SOURCE DATA ->
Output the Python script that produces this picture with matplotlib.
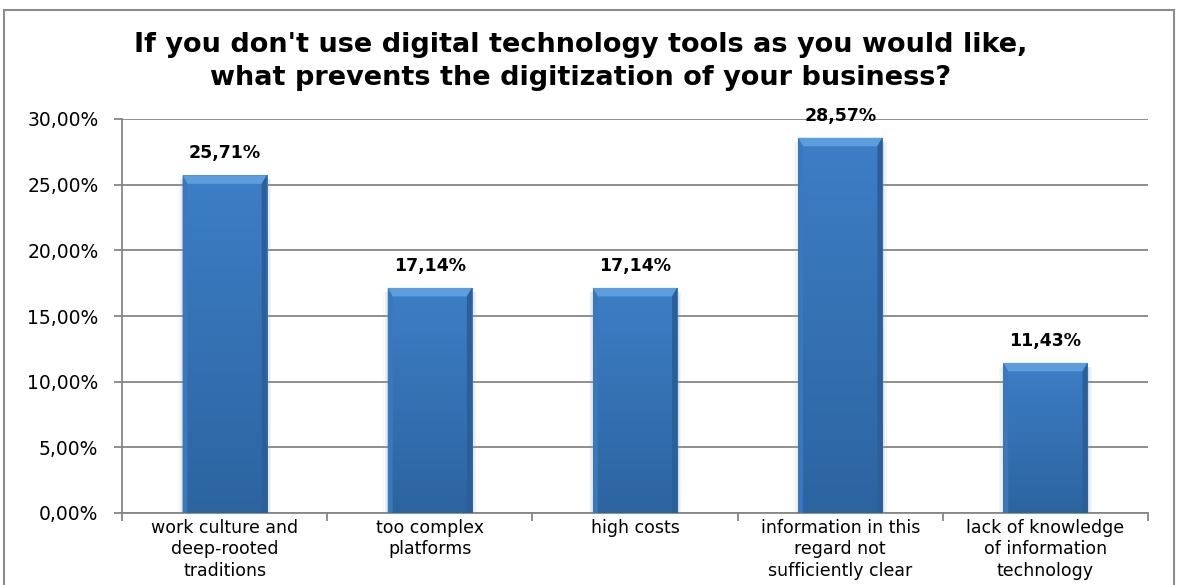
import numpy as np
import matplotlib.pyplot as plt
from matplotlib.patches import Rectangle, Polygon

categories = [
    'work culture and\ndeep-rooted\ntraditions',
    'too complex\nplatforms',
    'high costs',
    'information in this\nregard not\nsufficiently clear',
    'lack of knowledge\nof information\ntechnology',
]
values = [25.71, 17.14, 17.14, 28.57, 11.43]
yticks = [0, 5, 10, 15, 20, 25, 30]

title_lines = ["If you don't use digital technology tools as you would like,",
               "what prevents the digitization of your business?"]


def pct(v):
    return f'{v:.2f}'.replace('.', ',') + '%'


W, H = 1181, 585
fig = plt.figure(figsize=(W / 100, H / 100), dpi=100)
ax = fig.add_axes([122 / W, 1 - 513 / H, 1026 / W, 394 / H])

# outer frame of the chart
fig.patches.append(Rectangle((4 / W, -0.05), 1170 / W, 1.05 - 10 / H,
                             transform=fig.transFigure, fill=False,
                             edgecolor='#8c8c8c', linewidth=1.5))

x = np.arange(len(values))
width = 0.41
bars = ax.bar(x, values, width=width, color='#3775bc', zorder=3)

# vertical shading: lighter at the top, darker at the bottom
top_c = np.array([0x3d, 0x7e, 0xc6]) / 255
bot_c = np.array([0x2c, 0x64, 0xa0]) / 255
t = np.linspace(0, 1, 128)[:, None, None]
img = top_c[None, None, :] * (1 - t) + bot_c[None, None, :] * t

bx = 0.024   # bevel width in data units
by = 0.65    # bevel height in data units
for b in bars:
    x0, w, h = b.get_x(), b.get_width(), b.get_height()
    x1 = x0 + w
    # soft shadow on both sides
    for k, a in enumerate([0.35, 0.2, 0.1]):
        ax.add_patch(Rectangle((x1 + k * 0.007, 0), 0.007, h - 0.3,
                               color='#9a9a9a', alpha=a, zorder=2, lw=0))
        ax.add_patch(Rectangle((x0 - (k + 1) * 0.007, 0), 0.007, h - 0.3,
                               color='#9a9a9a', alpha=a * 0.6, zorder=2, lw=0))
    im = ax.imshow(img, extent=(x0, x1, 0, h), aspect='auto', zorder=4)
    im.set_clip_path(b)
    # bevelled edges
    ax.add_patch(Polygon([(x0, h), (x1, h), (x1 - bx, h - by), (x0 + bx, h - by)],
                         closed=True, color='#5c9ddd', zorder=5, lw=0))
    ax.add_patch(Polygon([(x0, 0), (x0, h), (x0 + bx, h - by), (x0 + bx, 0)],
                         closed=True, color='#3a78bd', zorder=5, lw=0))
    ax.add_patch(Polygon([(x1, 0), (x1, h), (x1 - bx, h - by), (x1 - bx, 0)],
                         closed=True, color='#2a5f9a', zorder=5, lw=0))
    ax.text(x0 + w / 2, h + 1.3, pct(h), ha='center', va='baseline',
            fontsize=12.5, fontweight='bold', family='DejaVu Sans', zorder=6)

ax.set_xlim(-0.5, len(values) - 0.5)
ax.set_ylim(0, 30)
ax.set_yticks(yticks)
ax.set_yticklabels([pct(v) for v in yticks], fontsize=13.5, family='DejaVu Sans')
ax.yaxis.grid(True, color='#868686', linewidth=1.3, zorder=0)
ax.set_axisbelow(True)

ax.set_xticks(x)
ax.set_xticklabels(categories, fontsize=12.5, family='DejaVu Sans',
                   linespacing=1.25)
ax.tick_params(axis='x', length=0, pad=4)
ax.set_xticks(np.arange(-0.5, len(values)), minor=True)
ax.tick_params(axis='x', which='minor', length=6, color='#868686', width=1.3)
ax.tick_params(axis='y', length=6, color='#868686', width=1.3, pad=11)

for side in ('top', 'right'):
    ax.spines[side].set_visible(False)
for side in ('left', 'bottom'):
    ax.spines[side].set_color('#868686')
    ax.spines[side].set_linewidth(1.3)

for line, base in zip(title_lines, [52, 85]):
    fig.text(581 / W, 1 - base / H, line, ha='center', va='baseline',
             fontsize=19.5, fontweight='bold', family='DejaVu Sans')

fig.savefig('out.png', dpi=100)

WRITTEN REQUEST ->
Copy all the data exactly as written, but skip any picture.

OUTPUT OF THE EXERCISE ->
Output the Python script that produces this picture with matplotlib.
import numpy as np
import matplotlib.pyplot as plt
from matplotlib.patches import Rectangle, Polygon

categories = [
    'work culture and\ndeep-rooted\ntraditions',
    'too complex\nplatforms',
    'high costs',
    'information in this\nregard not\nsufficiently clear',
    'lack of knowledge\nof information\ntechnology',
]
values = [25.71, 17.14, 17.14, 28.57, 11.43]
yticks = [0, 5, 10, 15, 20, 25, 30]

title_lines = ["If you don't use digital technology tools as you would like,",
               "what prevents the digitization of your business?"]


def pct(v):
    return f'{v:.2f}'.replace('.', ',') + '%'


W, H = 1181, 585
fig = plt.figure(figsize=(W / 100, H / 100), dpi=100)
ax = fig.add_axes([122 / W, 1 - 513 / H, 1026 / W, 394 / H])

# outer frame of the chart
fig.patches.append(Rectangle((4 / W, -0.05), 1170 / W, 1.05 - 10 / H,
                             transform=fig.transFigure, fill=False,
                             edgecolor='#8c8c8c', linewidth=1.5))

x = np.arange(len(values))
width = 0.41
bars = ax.bar(x, values, width=width, color='#3775bc', zorder=3)

# vertical shading: lighter at the top, darker at the bottom
top_c = np.array([0x3d, 0x7e, 0xc6]) / 255
bot_c = np.array([0x2c, 0x64, 0xa0]) / 255
t = np.linspace(0, 1, 128)[:, None, None]
img = top_c[None, None, :] * (1 - t) + bot_c[None, None, :] * t

bx = 0.024   # bevel width in data units
by = 0.65    # bevel height in data units
for b in bars:
    x0, w, h = b.get_x(), b.get_width(), b.get_height()
    x1 = x0 + w
    # soft shadow on both sides
    for k, a in enumerate([0.35, 0.2, 0.1]):
        ax.add_patch(Rectangle((x1 + k * 0.007, 0), 0.007, h - 0.3,
                               color='#9a9a9a', alpha=a, zorder=2, lw=0))
        ax.add_patch(Rectangle((x0 - (k + 1) * 0.007, 0), 0.007, h - 0.3,
                               color='#9a9a9a', alpha=a * 0.6, zorder=2, lw=0))
    im = ax.imshow(img, extent=(x0, x1, 0, h), aspect='auto', zorder=4)
    im.set_clip_path(b)
    # bevelled edges
    ax.add_patch(Polygon([(x0, h), (x1, h), (x1 - bx, h - by), (x0 + bx, h - by)],
                         closed=True, color='#5c9ddd', zorder=5, lw=0))
    ax.add_patch(Polygon([(x0, 0), (x0, h), (x0 + bx, h - by), (x0 + bx, 0)],
                         closed=True, color='#3a78bd', zorder=5, lw=0))
    ax.add_patch(Polygon([(x1, 0), (x1, h), (x1 - bx, h - by), (x1 - bx, 0)],
                         closed=True, color='#2a5f9a', zorder=5, lw=0))
    ax.text(x0 + w / 2, h + 1.3, pct(h), ha='center', va='baseline',
            fontsize=12.5, fontweight='bold', family='DejaVu Sans', zorder=6)

ax.set_xlim(-0.5, len(values) - 0.5)
ax.set_ylim(0, 30)
ax.set_yticks(yticks)
ax.set_yticklabels([pct(v) for v in yticks], fontsize=13.5, family='DejaVu Sans')
ax.yaxis.grid(True, color='#868686', linewidth=1.3, zorder=0)
ax.set_axisbelow(True)

ax.set_xticks(x)
ax.set_xticklabels(categories, fontsize=12.5, family='DejaVu Sans',
                   linespacing=1.25)
ax.tick_params(axis='x', length=0, pad=4)
ax.set_xticks(np.arange(-0.5, len(values)), minor=True)
ax.tick_params(axis='x', which='minor', length=6, color='#868686', width=1.3)
ax.tick_params(axis='y', length=6, color='#868686', width=1.3, pad=11)

for side in ('top', 'right'):
    ax.spines[side].set_visible(False)
for side in ('left', 'bottom'):
    ax.spines[side].set_color('#868686')
    ax.spines[side].set_linewidth(1.3)

for line, base in zip(title_lines, [52, 85]):
    fig.text(581 / W, 1 - base / H, line, ha='center', va='baseline',
             fontsize=19.5, fontweight='bold', family='DejaVu Sans')

fig.savefig('out.png', dpi=100)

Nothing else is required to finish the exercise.